Haspel, 61, joined the CIA in 1985, according to the agency’s website. But for much of her career, she was a working spy. She was chief of station in at least one of her overseas postings and held other positions including deputy director of the National Clandestine Service.
Human Rights Groups
That experience may make her a popular choice for employees at the agency’s Langley, Virginia, headquarters. Her current boss, Director Mike Pompeo, is Trump’s nominee for secretary of state and will likely face a Senate confirmation vote next week.
On Thursday, more than 50 groups, including Human Rights Watch, sent a letter to lawmakers urging senators to oppose Haspel’s nomination.
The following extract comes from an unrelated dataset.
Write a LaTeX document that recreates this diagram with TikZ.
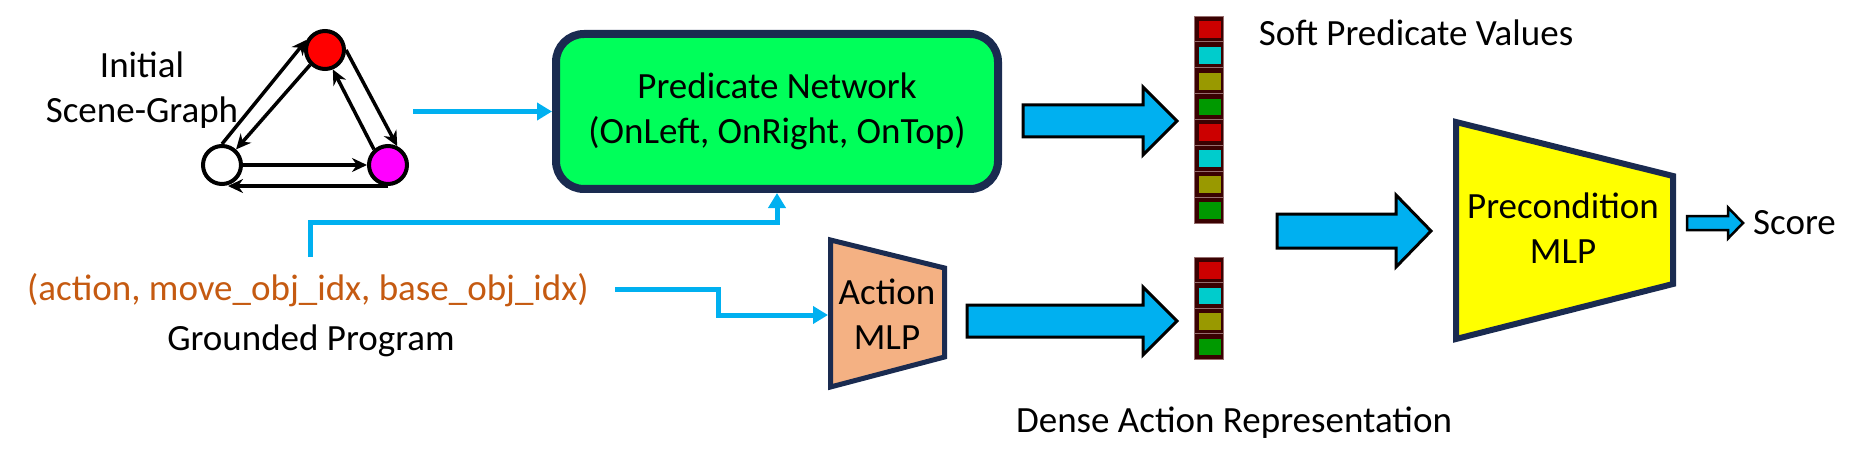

The groups called her “unfit” to lead the agency, saying the CIA should declassify information about her participation in “enhanced interrogation” programs.
Wyden, in a statement after the memo was released, said the document is “highly incomplete, raising far more questions about Ms. Haspel than it answers” and he called for the administration to release more information.
“Direct participation in the destruction of evidence is an extraordinarily serious matter,” Wyden said. “Members of the Senate who are considering Ms. Haspel’s nomination should be particularly concerned, given the interest CIA officials had in destroying the tapes before an investigatory commission proposed in the Senate would discover them.”
Despite the vocal opposition, many senators said Haspel has done a good job. Republican Senator Tom Cotton of Arkansas, who serves on the Intelligence Committee, called her a “true professional” who has “worked closely” with Pompeo and Trump’s national security team over the last year.
Senator Dianne Feinstein of California, the committee’s top Democrat, said in a statement that “it’s no secret I’ve had concerns in the past with her connection to the CIA torture program,” but added, “to the best of my knowledge she has been a good deputy director.”